Although Rwanda is Africa’s most densely populated country, over the past two decades, Kagame’s “economic miracle” has seen the tiny, landlocked nation manage a growth rate of between 6 to 7 percent, enabling Kagame to sweep three consecutive elections, not to mention a constitutional referendum allowing him to stand for a third term in office.
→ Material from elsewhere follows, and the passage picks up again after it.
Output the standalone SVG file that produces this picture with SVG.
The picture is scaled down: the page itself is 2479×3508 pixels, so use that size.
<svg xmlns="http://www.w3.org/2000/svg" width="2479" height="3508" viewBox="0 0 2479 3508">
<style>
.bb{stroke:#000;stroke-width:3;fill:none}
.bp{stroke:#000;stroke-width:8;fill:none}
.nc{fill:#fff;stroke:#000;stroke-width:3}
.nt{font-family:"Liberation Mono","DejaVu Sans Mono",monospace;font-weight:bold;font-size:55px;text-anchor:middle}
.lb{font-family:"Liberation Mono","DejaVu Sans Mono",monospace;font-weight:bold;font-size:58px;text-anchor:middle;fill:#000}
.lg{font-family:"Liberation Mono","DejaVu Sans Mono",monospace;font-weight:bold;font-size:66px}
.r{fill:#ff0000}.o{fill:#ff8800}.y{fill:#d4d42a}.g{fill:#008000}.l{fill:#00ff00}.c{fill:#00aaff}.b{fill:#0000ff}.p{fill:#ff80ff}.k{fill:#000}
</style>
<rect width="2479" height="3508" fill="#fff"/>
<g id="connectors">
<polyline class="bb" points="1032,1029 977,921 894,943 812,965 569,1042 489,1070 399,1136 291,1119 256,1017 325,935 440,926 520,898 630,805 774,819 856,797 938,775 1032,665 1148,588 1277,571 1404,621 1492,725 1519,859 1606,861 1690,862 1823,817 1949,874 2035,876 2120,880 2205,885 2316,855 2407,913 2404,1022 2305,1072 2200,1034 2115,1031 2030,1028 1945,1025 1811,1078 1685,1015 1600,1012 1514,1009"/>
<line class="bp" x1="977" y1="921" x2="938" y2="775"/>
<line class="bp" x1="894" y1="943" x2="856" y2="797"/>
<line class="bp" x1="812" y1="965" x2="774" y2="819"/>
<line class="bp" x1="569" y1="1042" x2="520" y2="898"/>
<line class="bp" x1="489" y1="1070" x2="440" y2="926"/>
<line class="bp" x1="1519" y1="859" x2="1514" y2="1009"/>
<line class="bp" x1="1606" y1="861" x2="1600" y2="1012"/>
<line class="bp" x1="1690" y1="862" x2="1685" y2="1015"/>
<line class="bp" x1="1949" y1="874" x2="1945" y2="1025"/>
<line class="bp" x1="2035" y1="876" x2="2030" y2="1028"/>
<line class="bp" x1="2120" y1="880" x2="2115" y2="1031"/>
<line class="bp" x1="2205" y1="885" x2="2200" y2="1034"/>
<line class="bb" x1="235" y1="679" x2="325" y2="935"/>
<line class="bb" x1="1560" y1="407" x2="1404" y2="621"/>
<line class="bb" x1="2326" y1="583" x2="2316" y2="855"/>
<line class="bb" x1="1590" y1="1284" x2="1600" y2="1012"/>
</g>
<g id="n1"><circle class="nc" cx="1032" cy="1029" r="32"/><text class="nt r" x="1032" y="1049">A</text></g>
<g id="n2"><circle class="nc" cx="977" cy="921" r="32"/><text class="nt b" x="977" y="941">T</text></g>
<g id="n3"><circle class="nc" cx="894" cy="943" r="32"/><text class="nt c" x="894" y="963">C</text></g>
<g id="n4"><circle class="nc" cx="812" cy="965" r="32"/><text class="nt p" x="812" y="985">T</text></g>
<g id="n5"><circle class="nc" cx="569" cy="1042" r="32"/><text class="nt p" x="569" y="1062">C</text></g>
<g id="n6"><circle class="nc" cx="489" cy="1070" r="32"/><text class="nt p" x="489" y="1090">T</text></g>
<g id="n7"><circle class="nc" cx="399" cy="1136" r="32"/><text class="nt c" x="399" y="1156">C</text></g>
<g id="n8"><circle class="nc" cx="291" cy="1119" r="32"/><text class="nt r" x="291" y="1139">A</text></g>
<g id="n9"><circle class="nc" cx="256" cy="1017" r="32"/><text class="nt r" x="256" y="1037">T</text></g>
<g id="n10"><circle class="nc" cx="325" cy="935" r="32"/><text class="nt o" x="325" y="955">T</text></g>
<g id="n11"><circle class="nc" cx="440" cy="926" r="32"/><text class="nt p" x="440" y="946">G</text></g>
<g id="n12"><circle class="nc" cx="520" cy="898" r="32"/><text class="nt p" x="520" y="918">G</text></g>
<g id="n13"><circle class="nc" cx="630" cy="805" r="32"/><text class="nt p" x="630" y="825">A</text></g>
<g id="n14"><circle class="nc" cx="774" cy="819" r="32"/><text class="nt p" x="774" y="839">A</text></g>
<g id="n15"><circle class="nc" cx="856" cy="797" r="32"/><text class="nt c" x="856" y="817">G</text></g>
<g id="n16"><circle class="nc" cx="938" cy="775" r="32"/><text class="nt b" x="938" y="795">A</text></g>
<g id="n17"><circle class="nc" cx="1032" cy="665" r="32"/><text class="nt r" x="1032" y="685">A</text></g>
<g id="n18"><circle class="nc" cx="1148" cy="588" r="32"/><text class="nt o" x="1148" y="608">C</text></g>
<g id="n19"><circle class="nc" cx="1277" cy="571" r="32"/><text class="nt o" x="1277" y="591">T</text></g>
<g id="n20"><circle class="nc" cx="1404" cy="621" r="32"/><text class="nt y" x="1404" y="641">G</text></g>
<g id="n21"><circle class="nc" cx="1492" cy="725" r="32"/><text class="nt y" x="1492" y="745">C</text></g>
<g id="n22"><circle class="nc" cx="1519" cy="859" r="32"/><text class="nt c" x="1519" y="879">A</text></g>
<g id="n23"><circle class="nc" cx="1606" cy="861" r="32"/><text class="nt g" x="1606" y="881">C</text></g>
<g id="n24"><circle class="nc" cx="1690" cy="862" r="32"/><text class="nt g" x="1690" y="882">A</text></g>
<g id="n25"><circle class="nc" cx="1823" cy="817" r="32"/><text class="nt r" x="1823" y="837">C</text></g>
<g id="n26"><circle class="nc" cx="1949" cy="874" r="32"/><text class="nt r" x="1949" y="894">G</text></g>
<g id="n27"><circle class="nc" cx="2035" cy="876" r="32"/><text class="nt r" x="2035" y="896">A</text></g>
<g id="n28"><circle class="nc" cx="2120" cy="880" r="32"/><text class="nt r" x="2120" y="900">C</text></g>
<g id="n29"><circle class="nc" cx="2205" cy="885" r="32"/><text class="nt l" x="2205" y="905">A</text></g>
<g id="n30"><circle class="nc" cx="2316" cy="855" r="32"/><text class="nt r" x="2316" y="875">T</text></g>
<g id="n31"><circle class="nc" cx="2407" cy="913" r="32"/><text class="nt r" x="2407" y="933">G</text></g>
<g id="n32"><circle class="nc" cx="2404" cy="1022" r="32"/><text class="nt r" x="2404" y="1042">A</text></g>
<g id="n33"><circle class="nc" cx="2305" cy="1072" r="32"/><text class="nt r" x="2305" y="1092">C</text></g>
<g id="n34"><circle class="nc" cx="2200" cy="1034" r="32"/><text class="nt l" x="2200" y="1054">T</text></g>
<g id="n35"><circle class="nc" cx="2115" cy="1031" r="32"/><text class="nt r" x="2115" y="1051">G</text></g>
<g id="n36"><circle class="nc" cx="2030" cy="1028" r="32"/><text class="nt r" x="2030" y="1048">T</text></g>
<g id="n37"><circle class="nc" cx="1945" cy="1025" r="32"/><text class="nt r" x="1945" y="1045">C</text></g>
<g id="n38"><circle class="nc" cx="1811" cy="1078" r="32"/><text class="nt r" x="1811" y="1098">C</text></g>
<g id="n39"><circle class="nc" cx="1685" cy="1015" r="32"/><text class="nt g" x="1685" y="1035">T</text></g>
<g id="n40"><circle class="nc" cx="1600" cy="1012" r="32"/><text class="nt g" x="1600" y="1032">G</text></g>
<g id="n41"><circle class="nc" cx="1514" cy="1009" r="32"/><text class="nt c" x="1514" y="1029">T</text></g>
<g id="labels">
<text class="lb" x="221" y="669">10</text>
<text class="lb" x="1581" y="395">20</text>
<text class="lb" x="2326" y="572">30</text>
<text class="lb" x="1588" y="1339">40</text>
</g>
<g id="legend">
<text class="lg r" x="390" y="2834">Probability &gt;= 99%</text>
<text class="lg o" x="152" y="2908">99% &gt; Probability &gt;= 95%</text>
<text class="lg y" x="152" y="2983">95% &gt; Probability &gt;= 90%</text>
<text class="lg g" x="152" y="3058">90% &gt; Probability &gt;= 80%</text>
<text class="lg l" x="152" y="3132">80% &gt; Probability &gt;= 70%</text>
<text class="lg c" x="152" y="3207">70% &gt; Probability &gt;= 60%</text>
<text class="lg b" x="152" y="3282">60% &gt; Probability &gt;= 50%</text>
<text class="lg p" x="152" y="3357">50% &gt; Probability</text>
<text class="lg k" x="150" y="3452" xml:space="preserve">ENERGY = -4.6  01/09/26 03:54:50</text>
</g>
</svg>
But with a population of nearly 12 million, engaged mainly in the agricultural sector, Mushikiwabo acknowledged that her nation, “may not be able to welcome everyone, but our door is wide open.” In a Twitter posting on Wednesday, Mushikiwabo acknowledged that “Indeed, Rwanda’s political philosophy & the experience of many Rwandans for many years not having a country they call home, have led this country to feel for refugees, migrants, stateless persons.For #Africans being sold in Libya: Rwanda is small, but we will find some space.”
The AU issues an appeal
Rwanda’s offer followed a call by the AU (African Union) for help across the continent. “I appeal to all member states of the African Union, the African private sector and African citizens to make financial contributions to help alleviate the suffering of African migrants in Libya,” said AU Commission chairman Moussa Faki Mahamat on Tuesday. “I urge member states that have logistical means to make them available to facilitate the evacuation of African migrants who wish to leave Libya.”
Responding to Rwanda’s offer, Mahamat said;”I am deeply appreciative of the offer made by the govt of Rwanda to resettle up to 30 000 African migrants languishing in Libya or transport those who wish to return to their countries of origin. I call on all African Member States, private sector and African citizens to help.
Speaking to AFP, Mushikiwabo noted that, “Given Rwanda’s political philosophy and our own history, we cannot remain silent when human beings are being mistreated and auctioned off like cattle.”
“What the [Rwandan foreign] minister wants to say is that Rwanda itself has experienced tragedies,” explained Félix Tchicaya, referring to the 1994 genocide, in which around 800,000 people, mostly Tutsi, were killed. “The country now has a virtuous political philosophy according to which, she [Mushikiwabo] could not ignore the tragedy of this slavery,” he explained. “But she could have said it three weeks ago, she probably had the information, like millions of people. It is good that Rwanda has reacted, but it would be better if it sparks a response [by African governments] to address the daily problems faced by African citizens,” that Félix Tchicaya noted, lies at the root of the migration problem.